Task instructions: What is wanted is an exact restatement of the lines from the one with "Give me the matplotlib source for this chart." through the one with "0.1, 0.05, 0.1]", both included, and of no other lines.

:: Material provided ::

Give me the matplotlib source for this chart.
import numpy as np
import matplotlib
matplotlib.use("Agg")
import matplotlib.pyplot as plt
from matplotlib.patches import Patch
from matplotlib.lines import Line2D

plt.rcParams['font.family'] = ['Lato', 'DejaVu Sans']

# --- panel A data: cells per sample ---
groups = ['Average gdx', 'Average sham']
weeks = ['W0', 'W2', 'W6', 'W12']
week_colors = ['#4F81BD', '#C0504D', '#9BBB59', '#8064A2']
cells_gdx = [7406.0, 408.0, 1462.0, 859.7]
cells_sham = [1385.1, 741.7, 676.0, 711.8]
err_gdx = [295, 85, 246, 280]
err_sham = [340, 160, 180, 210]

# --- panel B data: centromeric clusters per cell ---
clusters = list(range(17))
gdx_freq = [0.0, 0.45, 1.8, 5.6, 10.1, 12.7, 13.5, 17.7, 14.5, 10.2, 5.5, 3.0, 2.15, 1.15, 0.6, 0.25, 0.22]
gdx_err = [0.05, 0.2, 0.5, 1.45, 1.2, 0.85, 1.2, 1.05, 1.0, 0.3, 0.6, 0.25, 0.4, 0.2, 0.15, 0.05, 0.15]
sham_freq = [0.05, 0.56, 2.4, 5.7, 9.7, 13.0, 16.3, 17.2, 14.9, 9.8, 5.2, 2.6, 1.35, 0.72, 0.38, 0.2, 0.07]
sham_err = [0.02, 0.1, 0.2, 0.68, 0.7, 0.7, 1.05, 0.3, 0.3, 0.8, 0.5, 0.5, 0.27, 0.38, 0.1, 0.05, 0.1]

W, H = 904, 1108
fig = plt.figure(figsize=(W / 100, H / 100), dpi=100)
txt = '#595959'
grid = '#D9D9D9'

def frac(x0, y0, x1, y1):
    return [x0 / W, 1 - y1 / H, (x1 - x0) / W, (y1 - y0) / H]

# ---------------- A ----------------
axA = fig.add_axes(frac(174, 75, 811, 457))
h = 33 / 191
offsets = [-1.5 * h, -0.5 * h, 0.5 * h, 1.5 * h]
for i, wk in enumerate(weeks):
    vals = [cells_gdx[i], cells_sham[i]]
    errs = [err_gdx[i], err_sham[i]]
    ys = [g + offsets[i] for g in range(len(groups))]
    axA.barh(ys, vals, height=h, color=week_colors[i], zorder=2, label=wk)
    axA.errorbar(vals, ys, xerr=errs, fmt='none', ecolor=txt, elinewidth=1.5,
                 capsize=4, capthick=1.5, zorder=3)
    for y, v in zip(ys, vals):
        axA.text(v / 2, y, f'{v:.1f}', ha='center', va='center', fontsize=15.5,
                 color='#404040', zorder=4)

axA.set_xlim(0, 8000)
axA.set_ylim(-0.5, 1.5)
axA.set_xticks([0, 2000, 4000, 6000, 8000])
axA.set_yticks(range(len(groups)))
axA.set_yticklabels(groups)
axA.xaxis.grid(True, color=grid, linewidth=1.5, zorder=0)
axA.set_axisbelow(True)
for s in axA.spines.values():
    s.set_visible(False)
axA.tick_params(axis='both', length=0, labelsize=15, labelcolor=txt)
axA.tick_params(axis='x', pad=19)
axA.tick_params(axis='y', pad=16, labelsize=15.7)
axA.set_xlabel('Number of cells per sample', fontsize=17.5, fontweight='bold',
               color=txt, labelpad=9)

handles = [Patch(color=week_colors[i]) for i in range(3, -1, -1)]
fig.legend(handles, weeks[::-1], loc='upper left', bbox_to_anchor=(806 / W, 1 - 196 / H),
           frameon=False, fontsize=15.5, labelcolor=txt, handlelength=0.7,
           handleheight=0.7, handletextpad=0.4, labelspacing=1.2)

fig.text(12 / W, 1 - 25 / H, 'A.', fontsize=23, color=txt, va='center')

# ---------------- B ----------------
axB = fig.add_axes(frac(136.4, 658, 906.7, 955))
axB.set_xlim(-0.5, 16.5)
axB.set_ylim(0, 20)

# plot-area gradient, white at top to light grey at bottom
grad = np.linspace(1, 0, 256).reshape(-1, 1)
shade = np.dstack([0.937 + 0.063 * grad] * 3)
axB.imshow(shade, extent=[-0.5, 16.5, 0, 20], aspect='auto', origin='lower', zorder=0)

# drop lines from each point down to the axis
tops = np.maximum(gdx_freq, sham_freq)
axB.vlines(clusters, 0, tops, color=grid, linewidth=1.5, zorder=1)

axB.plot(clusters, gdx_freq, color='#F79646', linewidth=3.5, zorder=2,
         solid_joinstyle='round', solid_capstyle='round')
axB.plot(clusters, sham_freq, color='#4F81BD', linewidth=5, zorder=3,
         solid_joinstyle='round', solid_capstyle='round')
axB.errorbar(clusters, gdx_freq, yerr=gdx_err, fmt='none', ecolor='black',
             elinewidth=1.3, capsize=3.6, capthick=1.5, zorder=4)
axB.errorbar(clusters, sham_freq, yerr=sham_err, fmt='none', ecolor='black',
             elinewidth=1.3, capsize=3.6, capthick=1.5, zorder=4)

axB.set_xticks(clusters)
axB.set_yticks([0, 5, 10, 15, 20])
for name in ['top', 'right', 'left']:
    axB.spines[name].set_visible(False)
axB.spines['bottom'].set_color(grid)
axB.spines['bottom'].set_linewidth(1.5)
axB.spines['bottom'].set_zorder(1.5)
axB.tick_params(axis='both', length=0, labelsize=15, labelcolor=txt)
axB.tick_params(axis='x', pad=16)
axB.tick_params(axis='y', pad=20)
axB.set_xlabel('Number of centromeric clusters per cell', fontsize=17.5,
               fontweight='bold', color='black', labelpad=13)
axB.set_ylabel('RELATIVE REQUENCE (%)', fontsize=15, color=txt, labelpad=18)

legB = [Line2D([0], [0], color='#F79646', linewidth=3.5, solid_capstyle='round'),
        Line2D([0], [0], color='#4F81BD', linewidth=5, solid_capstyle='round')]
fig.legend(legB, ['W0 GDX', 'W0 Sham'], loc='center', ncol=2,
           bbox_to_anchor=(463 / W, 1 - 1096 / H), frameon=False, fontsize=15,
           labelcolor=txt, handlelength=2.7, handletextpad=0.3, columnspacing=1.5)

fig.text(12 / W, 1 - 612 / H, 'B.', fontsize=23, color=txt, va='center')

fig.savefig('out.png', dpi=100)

:::
:: Material provided ::

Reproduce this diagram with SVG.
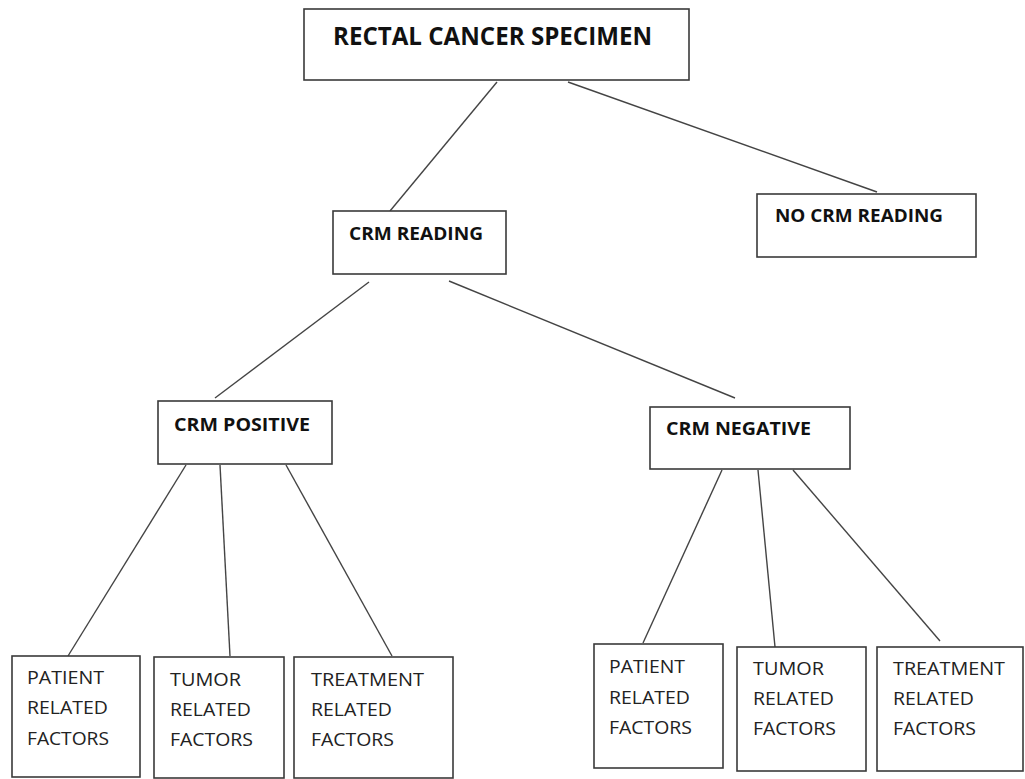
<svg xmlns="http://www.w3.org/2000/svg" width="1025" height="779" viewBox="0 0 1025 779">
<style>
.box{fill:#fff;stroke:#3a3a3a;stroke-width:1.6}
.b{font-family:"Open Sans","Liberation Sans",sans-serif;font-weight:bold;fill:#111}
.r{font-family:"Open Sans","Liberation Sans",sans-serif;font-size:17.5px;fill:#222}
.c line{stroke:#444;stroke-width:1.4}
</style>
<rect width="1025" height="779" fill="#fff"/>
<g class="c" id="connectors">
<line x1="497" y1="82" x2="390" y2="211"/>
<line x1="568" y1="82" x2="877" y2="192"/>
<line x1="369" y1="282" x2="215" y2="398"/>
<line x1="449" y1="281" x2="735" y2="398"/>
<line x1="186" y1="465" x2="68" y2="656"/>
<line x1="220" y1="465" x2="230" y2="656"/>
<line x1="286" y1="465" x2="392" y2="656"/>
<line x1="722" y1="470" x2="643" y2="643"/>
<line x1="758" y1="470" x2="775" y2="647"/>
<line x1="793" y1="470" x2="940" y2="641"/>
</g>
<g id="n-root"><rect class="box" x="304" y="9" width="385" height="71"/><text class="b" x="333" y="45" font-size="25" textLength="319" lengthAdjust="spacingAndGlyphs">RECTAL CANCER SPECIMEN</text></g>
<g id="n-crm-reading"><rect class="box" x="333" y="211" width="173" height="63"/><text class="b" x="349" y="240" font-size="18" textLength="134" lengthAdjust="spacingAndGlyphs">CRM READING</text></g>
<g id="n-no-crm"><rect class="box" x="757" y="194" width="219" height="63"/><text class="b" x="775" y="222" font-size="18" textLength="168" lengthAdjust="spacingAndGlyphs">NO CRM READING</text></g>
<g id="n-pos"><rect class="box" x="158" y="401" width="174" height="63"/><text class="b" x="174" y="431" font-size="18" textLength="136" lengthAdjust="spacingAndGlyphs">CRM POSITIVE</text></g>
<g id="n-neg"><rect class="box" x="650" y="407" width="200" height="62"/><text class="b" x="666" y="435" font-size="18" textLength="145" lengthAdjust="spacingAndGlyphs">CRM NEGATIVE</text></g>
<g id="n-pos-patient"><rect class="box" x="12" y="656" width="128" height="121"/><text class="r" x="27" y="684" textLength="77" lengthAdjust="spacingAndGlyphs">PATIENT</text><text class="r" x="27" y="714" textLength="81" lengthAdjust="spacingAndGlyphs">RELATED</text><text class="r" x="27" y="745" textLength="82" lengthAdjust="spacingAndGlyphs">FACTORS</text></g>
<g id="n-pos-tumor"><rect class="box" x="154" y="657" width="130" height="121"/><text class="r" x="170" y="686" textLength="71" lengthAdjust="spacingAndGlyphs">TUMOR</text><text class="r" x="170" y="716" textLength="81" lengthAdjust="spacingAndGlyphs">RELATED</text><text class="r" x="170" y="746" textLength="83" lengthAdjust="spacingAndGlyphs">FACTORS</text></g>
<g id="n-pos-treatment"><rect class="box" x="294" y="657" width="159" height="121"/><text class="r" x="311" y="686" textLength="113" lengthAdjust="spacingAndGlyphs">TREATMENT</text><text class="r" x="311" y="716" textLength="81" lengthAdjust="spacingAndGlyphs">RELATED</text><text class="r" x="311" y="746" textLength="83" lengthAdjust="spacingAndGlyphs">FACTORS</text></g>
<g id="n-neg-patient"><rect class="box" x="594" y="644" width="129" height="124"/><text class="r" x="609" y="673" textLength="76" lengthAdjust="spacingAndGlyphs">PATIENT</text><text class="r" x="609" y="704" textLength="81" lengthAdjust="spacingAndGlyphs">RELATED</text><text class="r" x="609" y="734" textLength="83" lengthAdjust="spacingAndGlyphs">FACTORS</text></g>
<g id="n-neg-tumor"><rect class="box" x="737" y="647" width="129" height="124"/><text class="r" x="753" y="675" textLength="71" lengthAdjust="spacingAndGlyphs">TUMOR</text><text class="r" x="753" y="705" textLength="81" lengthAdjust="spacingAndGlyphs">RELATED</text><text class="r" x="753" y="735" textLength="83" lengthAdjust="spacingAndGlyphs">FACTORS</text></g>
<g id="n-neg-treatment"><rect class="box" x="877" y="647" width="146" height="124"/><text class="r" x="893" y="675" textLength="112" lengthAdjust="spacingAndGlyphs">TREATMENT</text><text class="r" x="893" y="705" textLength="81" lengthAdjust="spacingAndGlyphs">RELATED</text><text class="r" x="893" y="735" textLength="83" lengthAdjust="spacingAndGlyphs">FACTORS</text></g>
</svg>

:::

Answer below:
Give me the matplotlib source for this chart.
import numpy as np
import matplotlib
matplotlib.use("Agg")
import matplotlib.pyplot as plt
from matplotlib.patches import Patch
from matplotlib.lines import Line2D

plt.rcParams['font.family'] = ['Lato', 'DejaVu Sans']

# --- panel A data: cells per sample ---
groups = ['Average gdx', 'Average sham']
weeks = ['W0', 'W2', 'W6', 'W12']
week_colors = ['#4F81BD', '#C0504D', '#9BBB59', '#8064A2']
cells_gdx = [7406.0, 408.0, 1462.0, 859.7]
cells_sham = [1385.1, 741.7, 676.0, 711.8]
err_gdx = [295, 85, 246, 280]
err_sham = [340, 160, 180, 210]

# --- panel B data: centromeric clusters per cell ---
clusters = list(range(17))
gdx_freq = [0.0, 0.45, 1.8, 5.6, 10.1, 12.7, 13.5, 17.7, 14.5, 10.2, 5.5, 3.0, 2.15, 1.15, 0.6, 0.25, 0.22]
gdx_err = [0.05, 0.2, 0.5, 1.45, 1.2, 0.85, 1.2, 1.05, 1.0, 0.3, 0.6, 0.25, 0.4, 0.2, 0.15, 0.05, 0.15]
sham_freq = [0.05, 0.56, 2.4, 5.7, 9.7, 13.0, 16.3, 17.2, 14.9, 9.8, 5.2, 2.6, 1.35, 0.72, 0.38, 0.2, 0.07]
sham_err = [0.02, 0.1, 0.2, 0.68, 0.7, 0.7, 1.05, 0.3, 0.3, 0.8, 0.5, 0.5, 0.27, 0.38, 0.1, 0.05, 0.1]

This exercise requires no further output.